On Monday I worked with Steven on writing some logic to auto-capture the image when the resolution is good enough. Thanks to the excellent camera quality (pictured below working on a watch for example), we’ve noticed better object recognition results/classification accuracies:
Again, the goal for this stage is just to generate a clear image to send to the database; the database will take care of proper recognition and update. It wouldn’t make sense to host such intensive operations on the Pi for performance reasons. With that said, it is nice to see that the algorithm classified my watch as an “analog clock,” with “stopwatch” being a somewhat valid classification all things considered.

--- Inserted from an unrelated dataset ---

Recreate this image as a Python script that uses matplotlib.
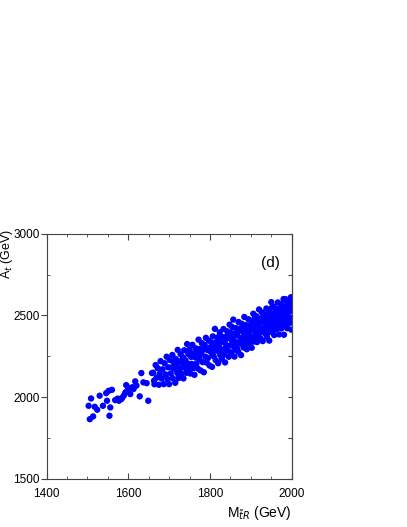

The image is then saved to a directory and the mysql.connector() class of functions uses “blob” structures to send a relatively large set of data (an image) in the format of binaries that can be received and interpreted by the MySQL database.
Our web application implements AJAX (Asynchronous Javascript and XML) to render the user food entries on the website with corresponding nutritional information. It will render whatever is in the database, so the image will pop up on the user end when it has been entered into the DB by the application.
The other item to complete is the same process but for text recognition on the scale reading. This is easier because we just need to communicate scale numbers (much smaller data types than pictures) over to mySQL. It involves building off existing frameworks but modifying them around a digit recognition algorithm as opposed to image classification.
As such, our primary focus is trying to optimize and improve the accuracy of all the subsystems we have implemented thus far. Efforts have been more group-oriented now than ever before so we can patch up the areas that need improvement to allow for as smooth a demo as possible.